Hernandez leads this year’s senior class with strong work ethic

Juan Hernandez gets a base hit in the seventh inning during the first game of the Pittsburg State doubleheader. Southern lost game one 4-1.

Juan Hernandez gets a base hit in the seventh inning during the first game of the Pittsburg State doubleheader. Southern lost game one 4-1.

Amye Buckley

When Juan Hernandez arrived at Missouri Southern four years ago, the senior group was fairly small.

He describes this year’s core group of seniors as talented, experienced and ready to help the next group along.

“The seniors have a lot of to pass down in this conference,” Hernandez said.

The seniors can list the strengths and weaknesses of other players in the league and tendencies of other teams. Hernandez says the program is growing and additional facilities will give a leg up to the next group of players.

“The on-campus field will help as more of the folks on campus and in the community and student body become more aware of the program,” he said. “And winning helps too.”

He came to Missouri Southern because he was offered a full scholarship and the chance to play baseball starting as a true freshman. He stayed because he wanted to be able to finish his degree in those four years.

“My patience paid off,” Hernandez said pointing out the team’s progress in the past few years.

Hernandez is the only player to evenly divide his baseball career at Southern between the two most recent coaches.

“I’m the only four-year senior [on the team],” he said.

He spent two years under Coach Warren Turner and, after Turner retired, two years under Coach Bryce Darnell. The two men have a drastically different coaching style, but sticking with the team has paid off for him.

“I learned a lot of baseball knowledge from Turner,” Hernandez said. “And a lot of baseball application from Coach Darnell.”

This year Hernandez was one of the elected team captains.

“My role is to set an example,” he said.

Passing on a strong work ethic is part of his leadership role.

Hernandez led the team in hits in 2007 with 60 hits. He was the 2006 single season leader in fielding percentage at .992 and holds the second highest cumulative fielding percentage at .989, fielding this year at .986. Individually he is tied with players Matt Nelson and David Fisher for most triples in a game with two during a 2006 game against Washburn.
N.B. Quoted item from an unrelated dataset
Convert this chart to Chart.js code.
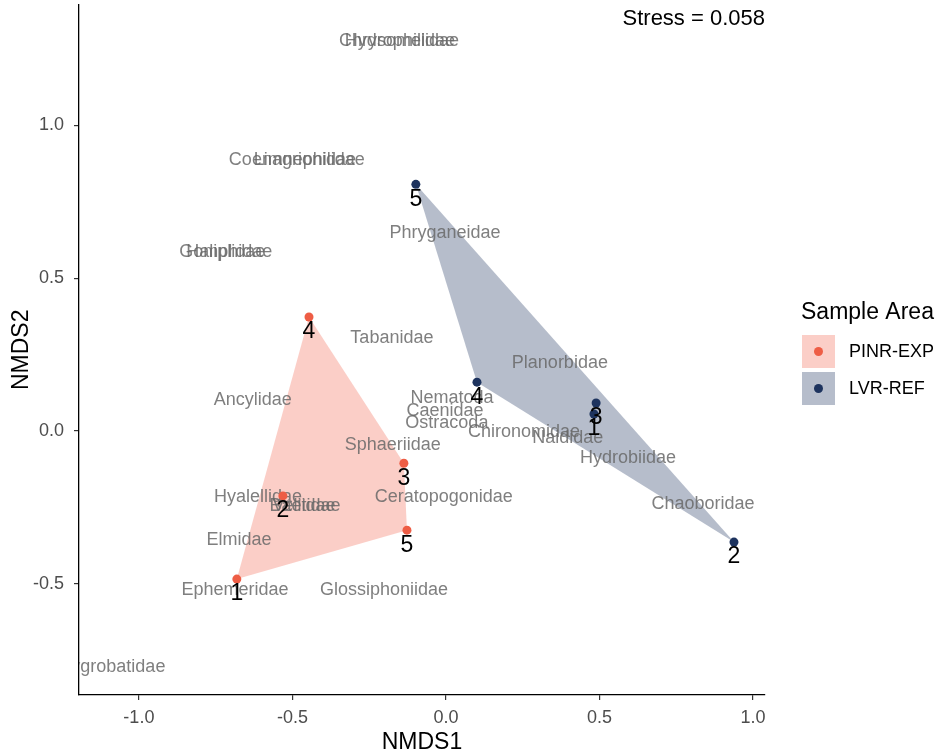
<!DOCTYPE html>
<html lang="en">
<head>
  <meta charset="UTF-8">
  <title>NMDS ordination - Sample Area</title>
  <script src="https://cdn.jsdelivr.net/npm/chart.js"></script>
  <style>
    body { margin: 0; background: #ffffff; }
    canvas { display: block; }
  </style>
</head>
<body>
  <canvas id="nmds" width="938" height="756"></canvas>

  <script>
    // Site scores (NMDS1 / NMDS2) for each sample area
    const siteLabels = ['1', '2', '3', '4', '5'];
    const pinrX = [-0.681, -0.531, -0.137, -0.446, -0.127];
    const pinrY = [-0.484, -0.212, -0.105, 0.373, -0.324];
    const lvrX = [0.482, 0.938, 0.489, 0.101, -0.098];
    const lvrY = [0.056, -0.363, 0.092, 0.160, 0.807];

    // Taxon (species) scores
    const speciesNames = [
      'Chrysomelidae', 'Hydrophilidae', 'Coenagrionidae', 'Limnephilidae',
      'Haliplidae', 'Gomphidae', 'Phryganeidae', 'Tabanidae', 'Ancylidae',
      'Planorbidae', 'Nematoda', 'Caenidae', 'Ostracoda', 'Chironomidae',
      'Naididae', 'Hydrobiidae', 'Sphaeriidae', 'Ceratopogonidae', 'Chaoboridae',
      'Hyalellidae', 'Baetidae', 'Veliidae', 'Elmidae', 'Ephemeridae',
      'Glossiphoniidae', 'Hygrobatidae'
    ];
    const speciesX = [
      -0.153, -0.150, -0.500, -0.445,
      -0.717, -0.717, -0.003, -0.176, -0.629,
      0.371, 0.020, -0.003, 0.003, 0.254,
      0.397, 0.593, -0.173, -0.007, 0.837,
      -0.612, -0.459, -0.462, -0.674, -0.687,
      -0.202, -1.088
    ];
    const speciesY = [
      1.275, 1.275, 0.886, 0.886,
      0.585, 0.585, 0.647, 0.304, 0.101,
      0.222, 0.108, 0.065, 0.026, -0.003,
      -0.023, -0.088, -0.046, -0.216, -0.239,
      -0.216, -0.245, -0.245, -0.356, -0.520,
      -0.520, -0.771
    ];

    const xTicks = [-1.0, -0.5, 0.0, 0.5, 1.0];
    const yTicks = [-0.5, 0.0, 0.5, 1.0];
    const stress = 0.058;

    const groups = [
      { name: 'PINR-EXP', xs: pinrX, ys: pinrY, color: '#EE5D45', fill: 'rgba(245, 120, 100, 0.36)' },
      { name: 'LVR-REF', xs: lvrX, ys: lvrY, color: '#1D335E', fill: 'rgba(29, 51, 94, 0.32)' }
    ];

    const FONT = '"Liberation Sans", Arial, sans-serif';

    function toPoints(xs, ys) {
      return xs.map((x, i) => ({ x: x, y: ys[i] }));
    }

    // Monotone chain convex hull, closed by repeating the first vertex
    function convexHull(pts) {
      const p = pts.slice().sort((a, b) => a.x - b.x || a.y - b.y);
      const cross = (o, a, b) => (a.x - o.x) * (b.y - o.y) - (a.y - o.y) * (b.x - o.x);
      const lower = [];
      for (const q of p) {
        while (lower.length >= 2 && cross(lower[lower.length - 2], lower[lower.length - 1], q) <= 0) lower.pop();
        lower.push(q);
      }
      const upper = [];
      for (let i = p.length - 1; i >= 0; i--) {
        const q = p[i];
        while (upper.length >= 2 && cross(upper[upper.length - 2], upper[upper.length - 1], q) <= 0) upper.pop();
        upper.push(q);
      }
      upper.pop();
      lower.pop();
      const hull = lower.concat(upper);
      hull.push(hull[0]);
      return hull;
    }

    const datasets = [];
    groups.forEach(g => {
      datasets.push({
        type: 'line',
        kind: 'hull',
        label: g.name + ' hull',
        data: convexHull(toPoints(g.xs, g.ys)),
        backgroundColor: g.fill,
        borderWidth: 0,
        pointRadius: 0,
        tension: 0,
        fill: 'shape',
        order: 3
      });
    });
    groups.forEach(g => {
      datasets.push({
        type: 'scatter',
        kind: 'site',
        label: g.name,
        data: toPoints(g.xs, g.ys),
        backgroundColor: g.color,
        borderColor: g.color,
        borderWidth: 0,
        pointRadius: 4.5,
        order: 1
      });
    });

    // Taxon names, site numbers, stress note and the legend
    const overlay = {
      id: 'overlay',
      beforeDatasetsDraw(chart) {
        chart.$speciesDone = false;
      },
      beforeDatasetDraw(chart, args) {
        if (chart.$speciesDone || chart.data.datasets[args.index].kind !== 'site') return;
        chart.$speciesDone = true;
        const { ctx, chartArea, scales } = chart;
        ctx.save();
        ctx.beginPath();
        ctx.rect(chartArea.left, chartArea.top, chartArea.right - chartArea.left, chartArea.bottom - chartArea.top);
        ctx.clip();
        ctx.font = '18px ' + FONT;
        ctx.fillStyle = 'rgba(105, 105, 105, 0.85)';
        ctx.textAlign = 'center';
        ctx.textBaseline = 'middle';
        speciesNames.forEach((name, i) => {
          ctx.fillText(name, scales.x.getPixelForValue(speciesX[i]), scales.y.getPixelForValue(speciesY[i]));
        });
        ctx.restore();
      },
      afterDatasetsDraw(chart) {
        const { ctx, scales } = chart;
        ctx.save();
        ctx.font = '23px ' + FONT;
        ctx.fillStyle = '#000000';
        ctx.textAlign = 'center';
        ctx.textBaseline = 'middle';
        groups.forEach(g => {
          g.xs.forEach((x, i) => {
            ctx.fillText(siteLabels[i], scales.x.getPixelForValue(x), scales.y.getPixelForValue(g.ys[i]) + 15);
          });
        });
        ctx.restore();
      },
      afterDraw(chart) {
        const { ctx, chartArea } = chart;
        ctx.save();
        ctx.fillStyle = '#000000';
        ctx.font = '22px ' + FONT;
        ctx.textAlign = 'right';
        ctx.textBaseline = 'middle';
        ctx.fillText('Stress = ' + stress.toFixed(3), chartArea.right, chartArea.top + 14);

        // legend
        const lx = chartArea.right + 36;
        ctx.textAlign = 'left';
        ctx.font = '23px ' + FONT;
        ctx.fillText('Sample Area', lx, 313);
        ctx.font = '18px ' + FONT;
        groups.forEach((g, i) => {
          const top = 335 + i * 37;
          ctx.fillStyle = g.fill;
          ctx.fillRect(lx + 1, top, 33, 33);
          ctx.fillStyle = g.color;
          ctx.beginPath();
          ctx.arc(lx + 17.5, top + 16.5, 4.5, 0, Math.PI * 2);
          ctx.fill();
          ctx.fillStyle = '#000000';
          ctx.fillText(g.name, lx + 48, top + 17);
        });
        ctx.restore();
      }
    };

    function axis(min, max, tickValues, title, isX) {
      return {
        type: 'linear',
        min: min,
        max: max,
        border: { display: true, color: '#000000', width: 1.3 },
        grid: { display: true, drawOnChartArea: false, drawTicks: true, tickLength: 5, color: '#333333', lineWidth: 1.2 },
        ticks: {
          color: '#4D4D4D',
          font: { family: FONT, size: 18 },
          padding: isX ? 7 : 10,
          callback: v => v.toFixed(1)
        },
        title: {
          display: true,
          text: title,
          color: '#000000',
          font: { family: FONT, size: 23 },
          padding: isX ? { top: 0, bottom: 0 } : { top: 8, bottom: 0 }
        },
        afterBuildTicks: s => { s.ticks = tickValues.map(v => ({ value: v })); },
        afterFit: s => {
          // fixed axis band sizes, no extra room for end labels
          if (isX) {
            s.height = 61;
            s.paddingLeft = 0;
            s.paddingRight = 0;
          } else {
            s.width = 79;
            s.paddingTop = 0;
            s.paddingBottom = 0;
          }
        }
      };
    }

    new Chart(document.getElementById('nmds'), {
      type: 'scatter',
      data: { datasets: datasets },
      options: {
        responsive: false,
        animation: false,
        layout: { padding: { left: 0, right: 173, top: 0, bottom: 0 } },
        plugins: {
          legend: { display: false },
          tooltip: { enabled: false }
        },
        scales: {
          x: axis(-1.195, 1.039, xTicks, 'NMDS1', true),
          y: axis(-0.863, 1.395, yTicks, 'NMDS2', false)
        }
      },
      plugins: [overlay]
    });
  </script>
</body>
</html>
This year his chief worry is the upcoming series against nationally ranked Emporia State, but he believes the team will pull through.

“We’ve got a group of starting pitchers that have been unbelievable for us,” Hernandez said. “They always give us a chance to win games.”

Baseball has been a part of his life for almost as long as Hernandez can remember.

His father, Edgardo Hernandez, was a semi-pro pitcher in Puerto Rico, where baseball is a popular sport.

“My dad introduced me to the sport of baseball at 2-years-old,” Hernandez said.

His father was his coach as well, giving him pointers and working with him.

“There is nothing like a batting session with my father,” Hernandez said. “He was always my coach.”

At home he and his father root for their favorite team, the New York Mets with Carlos Beltran, but, to Hernandez, the best player of all-time is a Puerto Rican icon, Roberto Clemente.

When he returns home, it will be to help run the family business. Although he loves the sport, baseball was just a means to get his education.

Hernandez was born in San Turee, Puerto Rico. The family moved from Puerto Rico to Florida. When he was 4-years-old and Hernandez began playing little league in Orlando.

When he graduates in May, Hernandez will drive back to Florida bringing his international business degree into the business. His family sells and rents party supplies and staging equipment.

He plans to develop his own branch, doing business in both Florida and Puerto Rico.

He will be glad to get back. He is still not used to the Missouri cold, even after four years.

“I missed not being able to speak Spanish and I missed the foods I’m used to,” he said.